* _REQUIRED TASK_
Retype only what runs from the first line of the listing to the line holding "2000, interval: 200", both included. Do not retype the pictures.

====================

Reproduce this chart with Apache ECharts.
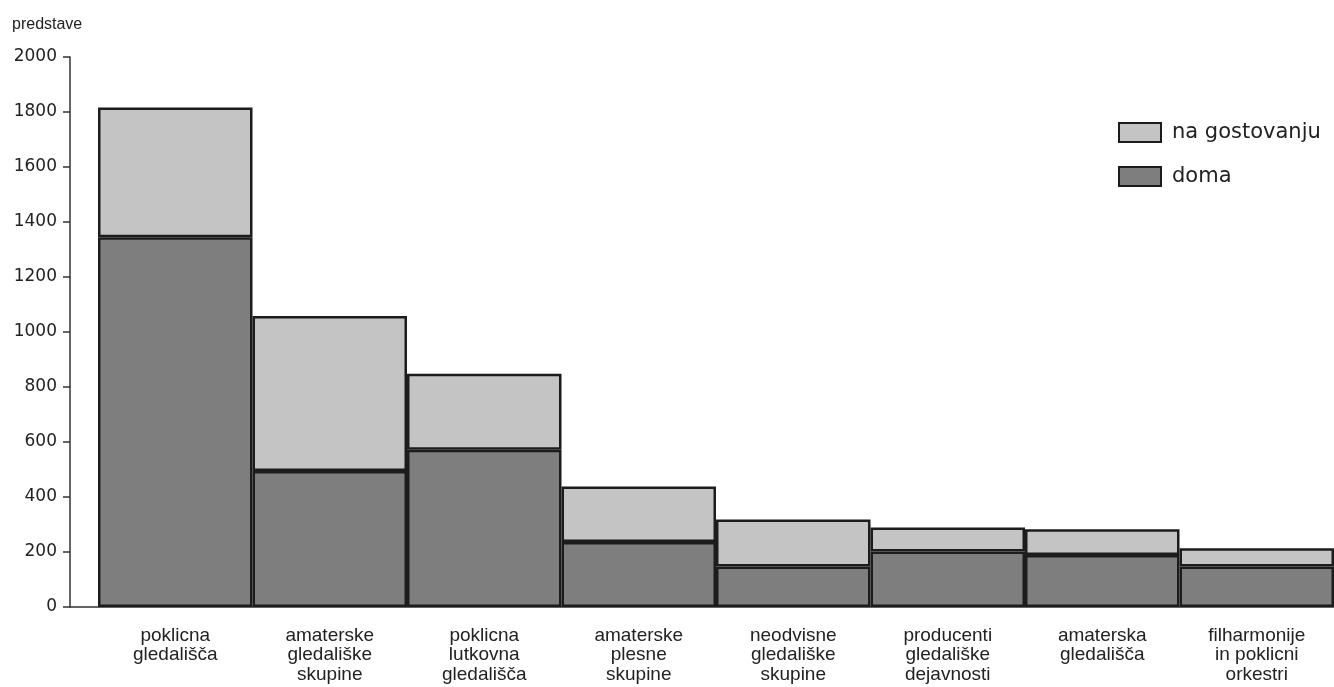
<!DOCTYPE html>
<html><head><meta charset="utf-8">
<script src="https://cdn.jsdelivr.net/npm/echarts@6/dist/echarts.min.js"></script>
<style>html,body{margin:0;padding:0;background:#fff;}#c{width:1334px;height:687px;}</style>
</head><body><div id="c"></div>
<script>
const categories = [
  'poklicna\ngledališča',
  'amaterske\ngledališke\nskupine',
  'poklicna\nlutkovna\ngledališča',
  'amaterske\nplesne\nskupine',
  'neodvisne\ngledališke\nskupine',
  'producenti\ngledališke\ndejavnosti',
  'amaterska\ngledališča',
  'filharmonije\nin poklicni\norkestri'
];
const doma = [1345, 495, 572, 236, 147, 202, 189, 147];
const naGostovanju = [471, 563, 276, 202, 171, 87, 94, 67];
const yTicks = { min: 0, max: 2000, interval: 200 };

const font = '"Liberation Sans", Arial, sans-serif';
const wide = '"DejaVu Sans", sans-serif';
const chart = echarts.init(document.getElementById('c'));
chart.setOption({
  backgroundColor: '#ffffff',
  animation: false,
  title: { text: 'predstave', left: 7, top: 12, textStyle: { fontFamily: font, fontSize: 16, fontWeight: 'normal', color: '#222' } },
  legend: {
    data: ['na gostovanju', 'doma'],
    orient: 'vertical', left: 1113, top: 117,
    itemWidth: 42, itemHeight: 19, itemGap: 23,
    icon: 'rect',
    textStyle: { fontFamily: wide, fontSize: 21, color: '#222', padding: [0, 0, 0, 6] }
  },
  grid: [
    { left: 70, right: 0, top: 57, bottom: 80 },
    { left: 98, right: 0, top: 57, bottom: 80 }
  ],
  xAxis: [
    { gridIndex: 0, type: 'value', min: 0, max: 1, axisLine: { show: true, lineStyle: { color: '#333', width: 1.5 } },
      axisTick: { show: false }, axisLabel: { show: false }, splitLine: { show: false } },
    { gridIndex: 1, type: 'category', data: categories, axisLine: { show: false }, axisTick: { show: false },
      axisLabel: { fontFamily: font, fontSize: 19, color: '#222', lineHeight: 19.5, margin: 19, interval: 0 } }
  ],
  yAxis: [
    { gridIndex: 0, type: 'value', min: yTicks.min, max: yTicks.max, interval: yTicks.interval,
      axisLine: { show: true, lineStyle: { color: '#333', width: 1.5 } },
      axisTick: { show: true, length: 7, lineStyle: { color: '#333', width: 1.5 } },
      axisLabel: { fontFamily: wide, fontSize: 17, color: '#222', margin: 13, formatter: v => String(v) },
      splitLine: { show: false } },
    { gridIndex: 1, type: 'value', min: yTicks.min, max: yTicks.max, interval: yTicks.interval, show: false, splitLine: { show: false } }
  ],
  series: [
    { name: 'doma', type: 'bar', stack: 't', xAxisIndex: 1, yAxisIndex: 1, data: doma, barCategoryGap: '0%',
      itemStyle: { color: '#7e7e7e', borderColor: '#1c1c1c', borderWidth: 2.5 } },
    { name: 'na gostovanju', type: 'bar', stack: 't', xAxisIndex: 1, yAxisIndex: 1, data: naGostovanju, barCategoryGap: '0%',
      itemStyle: { color: '#c4c4c4', borderColor: '#1c1c1c', borderWidth: 2.5 } }
  ]
});
</script>
</body></html>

====================

* _EXERCISE OUTPUT_
Reproduce this chart with Apache ECharts.
<!DOCTYPE html>
<html><head><meta charset="utf-8">
<script src="https://cdn.jsdelivr.net/npm/echarts@6/dist/echarts.min.js"></script>
<style>html,body{margin:0;padding:0;background:#fff;}#c{width:1334px;height:687px;}</style>
</head><body><div id="c"></div>
<script>
const categories = [
  'poklicna\ngledališča',
  'amaterske\ngledališke\nskupine',
  'poklicna\nlutkovna\ngledališča',
  'amaterske\nplesne\nskupine',
  'neodvisne\ngledališke\nskupine',
  'producenti\ngledališke\ndejavnosti',
  'amaterska\ngledališča',
  'filharmonije\nin poklicni\norkestri'
];
const doma = [1345, 495, 572, 236, 147, 202, 189, 147];
const naGostovanju = [471, 563, 276, 202, 171, 87, 94, 67];
const yTicks = { min: 0, max: 2000, interval: 200 };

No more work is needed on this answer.